Nucleotide-level prediction of CircRNA-protein binding based on fully convolutional neural network

Front Genet. 2023 Oct 6:14:1283404. doi: 10.3389/fgene.2023.1283404. eCollection 2023.

Abstract

Introduction: CircRNA-protein binding plays a critical role in complex biological activity and disease. Various deep learning-based algorithms have been proposed to identify CircRNA-protein binding sites. These methods predict whether the CircRNA sequence includes protein binding sites from the sequence level, and primarily concentrate on analysing the sequence specificity of CircRNA-protein binding. For model performance, these methods are unsatisfactory in accurately predicting motif sites that have special functions in gene expression. Methods: In this study, based on the deep learning models that implement pixel-level binary classification prediction in computer vision, we viewed the CircRNA-protein binding sites prediction as a nucleotide-level binary classification task, and use a fully convolutional neural networks to identify CircRNA-protein binding motif sites (CPBFCN). Results: CPBFCN provides a new path to predict CircRNA motifs. Based on the MEME tool, the existing CircRNA-related and protein-related database, we analysed the motif functions discovered by CPBFCN. We also investigated the correlation between CircRNA sponge and motif distribution. Furthermore, by comparing the motif distribution with different input sequence lengths, we found that some motifs in the flanking sequences of CircRNA-protein binding region may contribute to CircRNA-protein binding. Conclusion: This study contributes to identify circRNA-protein binding and provides help in understanding the role of circRNA-protein binding in gene expression regulation.

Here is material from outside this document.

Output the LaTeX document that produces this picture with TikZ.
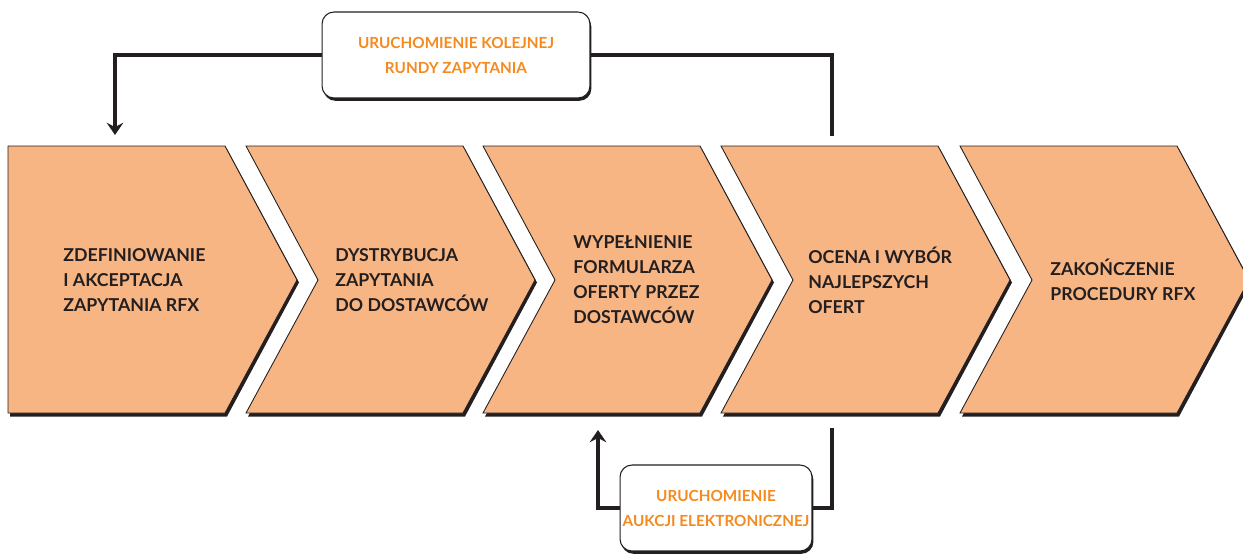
\documentclass[tikz,border=0pt]{standalone}
\usepackage{fontspec}
\setmainfont{Lato}
\usetikzlibrary{arrows.meta,shadows}

\definecolor{peach}{HTML}{F8B584}
\definecolor{ink}{HTML}{231F20}
\definecolor{accent}{HTML}{F58A1F}

\tikzset{
  steptext/.style={anchor=west, align=left, inner sep=0pt, text=ink, font=\bfseries\fontsize{10.1}{14.2}\selectfont},
  loopbox/.style={draw=ink, line width=0.6pt, fill=white, rounded corners=0.24cm,
    minimum height=1.72cm, inner xsep=1pt, align=center, text=accent,
    font=\bfseries\fontsize{8.7}{14.2}\selectfont,
    drop shadow={shadow xshift=0.8pt, shadow yshift=-1.6pt, fill=ink, opacity=1}},
  conn/.style={draw=ink, line width=2.2pt},
  tip/.style={-{Stealth[length=7pt,width=9.5pt,inset=2.5pt]}}
}

\begin{document}
\begin{tikzpicture}[x=0.02cm,y=-0.02cm]
\useasboundingbox (0,0) rectangle (1243,554);

% the five steps of the procedure

\foreach \xl/\notch in {8/0,246/72,483/72,721/72,960/72} {
\fill[ink] ({\xl+2},149) -- ({\xl+219},149) -- ({\xl+291},282.5) -- ({\xl+219},416.5) -- ({\xl+2},416.5) -- ({\xl+2+\notch},282.5) -- cycle;
\filldraw[fill=peach, draw=ink, line width=0.5pt] (\xl,146) -- ({\xl+217},146) -- ({\xl+289},280) -- ({\xl+217},413) -- (\xl,413) -- ({\xl+\notch},280) -- cycle;}

\node[steptext] (s1) at (63,280) {ZDEFINIOWANIE\\I AKCEPTACJA\\ZAPYTANIA RFX};
\node[steptext] (s2) at (335,280) {DYSTRYBUCJA\\ZAPYTANIA\\DO DOSTAWCÓW};
\node[steptext] (s3) at (573,280) {WYPEŁNIENIE\\FORMULARZA\\OFERTY PRZEZ\\DOSTAWCÓW};
\node[steptext] (s4) at (808,280) {OCENA I WYBÓR\\NAJLEPSZYCH\\OFERT};
\node[steptext] (s5) at (1050,280) {ZAKOŃCZENIE\\PROCEDURY RFX};

% the two loops back

\coordinate (in1) at (115,135);
\coordinate (out4) at (832,136);
\coordinate (in3) at (598,430);
\coordinate (low4) at (832,428);

\node[loopbox, minimum width=5.36cm] (runda) at (456,55) {URUCHOMIENIE KOLEJNEJ\\RUNDY ZAPYTANIA};
\node[loopbox, minimum width=3.84cm] (aukcja) at (716,508) {URUCHOMIENIE\\AUKCJI ELEKTRONICZNEJ};

\draw[conn] (out4) |- (runda.east);
\draw[conn,tip] (runda.west) -| (in1);
\draw[conn] (low4) |- (aukcja.east);
\draw[conn,tip] (aukcja.west) -| (in3);

\end{tikzpicture}
\end{document}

Keywords: CircRNA-protein binding sites prediction; deep learning; fully convolutional neural networks; hard negative mining loss; nucleotide-level prediction.

Grants and funding

The authors declare financial support was received for the research, authorship, and/or publication of this article. This work was supported by the National Natural Science Foundation of China (Grant nos. 62102200, 62002189, and 62002266) and supported by the Key Research Program in Higher Education of Henan (Grant Number 22A520036) and supported by Science and Technology Research Project of Henan Province (No. 232102211058) and partly supported by the Natural Science Foundation of Shandong Province, China (No. ZR2020QF038) and partly supported by the Technology Small and Medium Enterprises Innovation Capability Improvement Project of Shandong Province (No. 2023TSGC0279) and partly supported by Qilu University of Technology (Shandong Academy of Sciences) Talent Scientific Research Project (No. 2023RCKY128).